Long before 1975, indeed before 1965, the term "cartesian product" was in use for topological spaces and for sets. At the latter date, the special case of monoidal closed structure in which the product is the CATEGORICAL one was dubbed cartesian. I do not recall whether it was Max or I who suggested it. (I was periferally involved in the EK discussions because of the posetal case and my observations that logic is adjointness; the passing misnomer "Browerian " instead of "Heyting" was due to my reading of some papers by Tarski that used an odd convention). If I was responsible I regret it, since historical considerations suggest that Galileo contributed more than Descartes toward crystallizing the catergorical product; especially the universality is strongly suggested by pairs of paths in a way that it to this day never was by pairs of mere points. Concerning the French usage they of course knew that those interesting squares are just products over a base, and I presume that the general case of fibrations was seen as a generalization of the case C^2->C (induced often as in algebraic geometry by some 2-functor from the latter), and hence generalized also the use of the terminology. Bill On Sun Oct 7 17:49 , "Prof. Peter Johnstone" sent:
On Sun, 7 Oct 2007, Jean Benabou wrote:
(ii) Your "guess" about cartesian is not correct. Neither in Tohoku, nor in much later papers of his or any of his students, and also by me, was cartesian used in the sense of category with finite limits. If Grothendieck had used this name, which he has not, my "guess" is that he would have called cartesian categories with pull backs , because he and his students used the name "cartesian square" for square which is a pull back. Moreover this is special case of his notion of cartesian map in a fibration.

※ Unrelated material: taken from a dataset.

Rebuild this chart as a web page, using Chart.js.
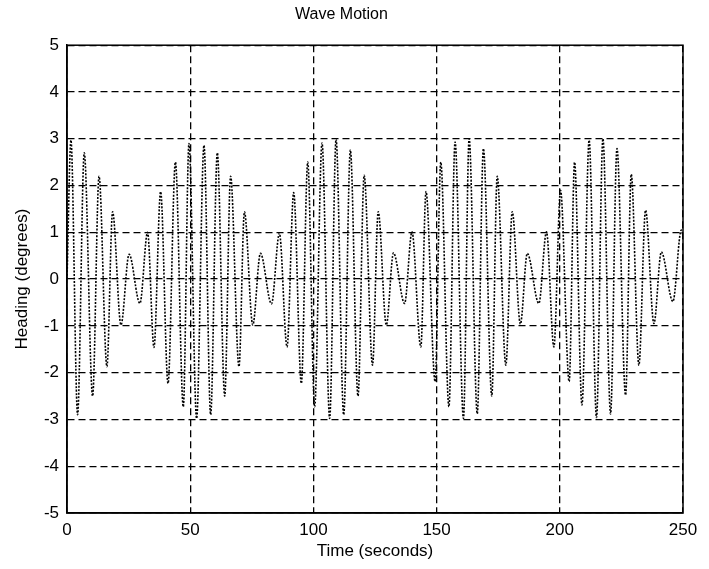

I first encountered `cartesian' as a synonym for `having finite limits' in Peter Freyd's unpublished `pamphlet' "On canonizing category theory; or, on functorializing model theory" written in about 1975 (I may have got the title wrong, since I no longer possess a copy). However, that paper made it clear that the word was already in use as a synonym for "having finite products"; in it, Peter argued that Descartes should be given credit for having invented equalizers as well as cartesian products. I suspect that its use to mean `having finite products' was a conscious back-formation from `cartesian closed', which undoubtedly dates from Eilenberg--Kelly 1965; but I don't know who first used it in this sense.
(iii) I agree with you on the idea that the "natural" definition of locally cartesian closed category should not imply the existence of a terminal object. If I asked the question, it is because in Johnstone's "Elephant" he does assume a terminal object. Has such an assumption become, now, commonly accepted in the definition ?
I did that because it seemed the appropriate convention to adopt in the context of topos theory. I wasn't trying to dictate to the rest of the world what the convention should be. On the other hand, there seem to be remarkably few `naturally occurring' examples of locally cartesian closed categories which lack terminal objects: the category of spaces (or locales) and local homeomorphisms is almost the only one I can think of.